Matthew Parris offers Another Voice
It so happened that last Friday, before my partner and I set off from Derbyshire for the Lib Dem conference in Liverpool, he drove over to Cannock, to report a meeting called to discuss the consequences for South Staffordshire of looming spending cuts. He (his name is Julian Glover) writes for the Guardian and wanted to describe the meeting for his column that Monday. This, inter alia, was what he wrote:
‘Education spending in Staffordshire this year is £805 million, or £4,078 per pupil — 63 per cent up on the level of 2003 to 2004. In just three years, South Staffordshire Primary Care Trust’s resources limit has risen from £663 million to £888 million: up 44 per cent.’
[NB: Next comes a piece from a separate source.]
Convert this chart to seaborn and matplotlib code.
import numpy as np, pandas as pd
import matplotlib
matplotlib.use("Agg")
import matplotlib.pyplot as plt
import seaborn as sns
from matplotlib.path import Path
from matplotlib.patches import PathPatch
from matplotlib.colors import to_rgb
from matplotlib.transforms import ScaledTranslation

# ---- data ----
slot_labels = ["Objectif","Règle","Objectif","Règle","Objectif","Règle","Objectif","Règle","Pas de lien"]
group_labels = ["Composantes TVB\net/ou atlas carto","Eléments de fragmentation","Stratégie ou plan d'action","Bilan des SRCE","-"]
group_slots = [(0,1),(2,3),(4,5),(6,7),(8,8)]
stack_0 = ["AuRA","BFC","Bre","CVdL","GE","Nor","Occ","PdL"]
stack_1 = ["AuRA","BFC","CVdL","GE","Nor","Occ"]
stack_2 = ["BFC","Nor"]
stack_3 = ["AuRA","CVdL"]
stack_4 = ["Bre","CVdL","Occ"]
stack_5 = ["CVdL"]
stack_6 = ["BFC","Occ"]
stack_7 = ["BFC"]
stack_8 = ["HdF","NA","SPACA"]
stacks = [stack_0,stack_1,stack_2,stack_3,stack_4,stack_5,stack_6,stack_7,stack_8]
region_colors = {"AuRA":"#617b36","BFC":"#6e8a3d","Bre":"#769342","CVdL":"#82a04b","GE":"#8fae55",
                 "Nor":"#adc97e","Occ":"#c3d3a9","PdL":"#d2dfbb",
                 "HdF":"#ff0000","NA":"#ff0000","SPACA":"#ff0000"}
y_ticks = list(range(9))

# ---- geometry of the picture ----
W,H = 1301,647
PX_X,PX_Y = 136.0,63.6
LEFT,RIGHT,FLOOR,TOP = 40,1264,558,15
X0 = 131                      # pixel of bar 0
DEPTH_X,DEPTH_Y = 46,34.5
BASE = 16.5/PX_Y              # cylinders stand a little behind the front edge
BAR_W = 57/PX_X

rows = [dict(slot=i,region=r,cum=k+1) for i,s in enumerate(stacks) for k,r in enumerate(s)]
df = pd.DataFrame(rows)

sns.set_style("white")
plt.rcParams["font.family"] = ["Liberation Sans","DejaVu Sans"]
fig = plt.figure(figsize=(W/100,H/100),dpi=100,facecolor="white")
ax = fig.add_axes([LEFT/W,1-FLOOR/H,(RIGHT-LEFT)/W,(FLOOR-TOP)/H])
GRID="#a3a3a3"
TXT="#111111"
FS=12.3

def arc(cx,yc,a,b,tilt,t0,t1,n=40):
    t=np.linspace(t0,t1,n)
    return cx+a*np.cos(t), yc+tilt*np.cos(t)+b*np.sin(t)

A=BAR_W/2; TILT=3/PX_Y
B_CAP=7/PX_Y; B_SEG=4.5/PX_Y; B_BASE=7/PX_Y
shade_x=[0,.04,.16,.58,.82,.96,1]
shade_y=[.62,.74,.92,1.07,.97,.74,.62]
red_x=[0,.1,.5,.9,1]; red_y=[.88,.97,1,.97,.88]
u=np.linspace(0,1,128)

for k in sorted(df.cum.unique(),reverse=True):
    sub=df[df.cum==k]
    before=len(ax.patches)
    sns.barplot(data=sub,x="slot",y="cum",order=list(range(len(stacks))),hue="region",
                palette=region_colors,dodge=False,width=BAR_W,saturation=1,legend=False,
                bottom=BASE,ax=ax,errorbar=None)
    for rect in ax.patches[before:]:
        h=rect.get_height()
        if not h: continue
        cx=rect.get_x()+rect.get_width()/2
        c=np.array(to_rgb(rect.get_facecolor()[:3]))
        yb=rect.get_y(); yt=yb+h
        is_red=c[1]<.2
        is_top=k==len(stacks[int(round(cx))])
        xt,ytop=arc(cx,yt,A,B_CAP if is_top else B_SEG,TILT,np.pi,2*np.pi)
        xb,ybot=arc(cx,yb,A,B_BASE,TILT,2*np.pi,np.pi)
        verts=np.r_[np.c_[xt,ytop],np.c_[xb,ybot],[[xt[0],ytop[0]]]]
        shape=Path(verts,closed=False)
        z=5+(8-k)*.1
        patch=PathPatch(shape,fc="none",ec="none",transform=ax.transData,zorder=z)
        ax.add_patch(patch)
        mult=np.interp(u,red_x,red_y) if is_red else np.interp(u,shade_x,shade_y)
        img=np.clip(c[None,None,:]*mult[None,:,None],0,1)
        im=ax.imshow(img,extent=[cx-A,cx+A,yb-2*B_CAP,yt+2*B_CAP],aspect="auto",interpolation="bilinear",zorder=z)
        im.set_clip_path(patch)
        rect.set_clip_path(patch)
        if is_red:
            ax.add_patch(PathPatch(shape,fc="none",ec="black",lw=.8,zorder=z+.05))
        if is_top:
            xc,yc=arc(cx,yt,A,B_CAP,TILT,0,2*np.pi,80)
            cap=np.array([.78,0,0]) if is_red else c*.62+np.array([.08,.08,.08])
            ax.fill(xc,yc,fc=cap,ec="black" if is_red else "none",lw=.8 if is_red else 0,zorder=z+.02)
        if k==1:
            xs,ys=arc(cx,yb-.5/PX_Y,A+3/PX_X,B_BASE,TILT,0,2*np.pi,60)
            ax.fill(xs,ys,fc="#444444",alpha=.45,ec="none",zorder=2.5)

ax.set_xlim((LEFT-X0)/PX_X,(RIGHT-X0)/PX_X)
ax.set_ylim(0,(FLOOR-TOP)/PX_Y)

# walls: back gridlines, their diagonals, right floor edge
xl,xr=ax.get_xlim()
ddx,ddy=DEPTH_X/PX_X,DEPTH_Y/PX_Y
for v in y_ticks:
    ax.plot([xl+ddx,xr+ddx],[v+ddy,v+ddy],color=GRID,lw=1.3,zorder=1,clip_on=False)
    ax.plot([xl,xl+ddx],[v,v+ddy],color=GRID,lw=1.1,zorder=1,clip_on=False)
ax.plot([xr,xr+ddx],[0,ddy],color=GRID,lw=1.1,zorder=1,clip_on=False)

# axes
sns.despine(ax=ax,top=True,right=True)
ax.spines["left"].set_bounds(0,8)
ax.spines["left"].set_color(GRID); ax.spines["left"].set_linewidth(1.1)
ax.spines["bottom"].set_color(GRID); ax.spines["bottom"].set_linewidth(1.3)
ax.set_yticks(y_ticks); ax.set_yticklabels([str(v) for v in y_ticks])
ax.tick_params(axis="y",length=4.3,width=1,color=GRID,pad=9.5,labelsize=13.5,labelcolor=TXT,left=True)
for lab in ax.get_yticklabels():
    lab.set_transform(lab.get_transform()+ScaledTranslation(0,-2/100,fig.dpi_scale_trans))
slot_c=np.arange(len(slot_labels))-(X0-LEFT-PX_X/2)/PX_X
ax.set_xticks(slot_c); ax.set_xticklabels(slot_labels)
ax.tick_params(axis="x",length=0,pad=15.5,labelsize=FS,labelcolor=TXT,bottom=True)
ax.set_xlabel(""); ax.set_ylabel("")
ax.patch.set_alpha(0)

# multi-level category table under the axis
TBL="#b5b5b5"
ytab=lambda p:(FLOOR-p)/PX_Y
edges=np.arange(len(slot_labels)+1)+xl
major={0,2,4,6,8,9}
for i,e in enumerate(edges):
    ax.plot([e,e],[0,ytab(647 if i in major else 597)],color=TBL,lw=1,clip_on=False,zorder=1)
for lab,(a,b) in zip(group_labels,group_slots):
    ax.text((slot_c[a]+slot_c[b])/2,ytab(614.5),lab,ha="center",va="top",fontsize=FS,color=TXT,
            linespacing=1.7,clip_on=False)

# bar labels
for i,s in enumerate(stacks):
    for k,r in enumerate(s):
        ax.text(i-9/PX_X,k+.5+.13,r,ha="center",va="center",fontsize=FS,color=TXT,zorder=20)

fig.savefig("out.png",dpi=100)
Great Scot. Is that typical? I’ve had — for years — the vague feeling that public spending was edging inexorably upwards under the last government, and often heard people suggesting as much. But the sheer scale of the increases has, I confess, quite passed me by. Gordon Brown’s self-proclaimed prudence during the early years (when he was sticking to Tory spending plans) had lodged itself in my imagination; all the talk of the ‘Iron Chancellor’, along with his grumpy demeanour and his constant references to his ‘Presbyterian’ rigour, must have lulled many, like me, into a false sense of financial security.
Before the crash I only recall writing twice on the subject of Treasury profligacy: once in 2002, when Gordon Brown suddenly threw 50 per cent more money at a startled health service: ‘This,’ I wrote in the Times, ‘is an epoch-defining blunder, and nobody is listening.’ I began the column by predicting that to oppose this massive increase in public spending would be all out of tune with the spirit of the times, and my column would sink without without trace or comment.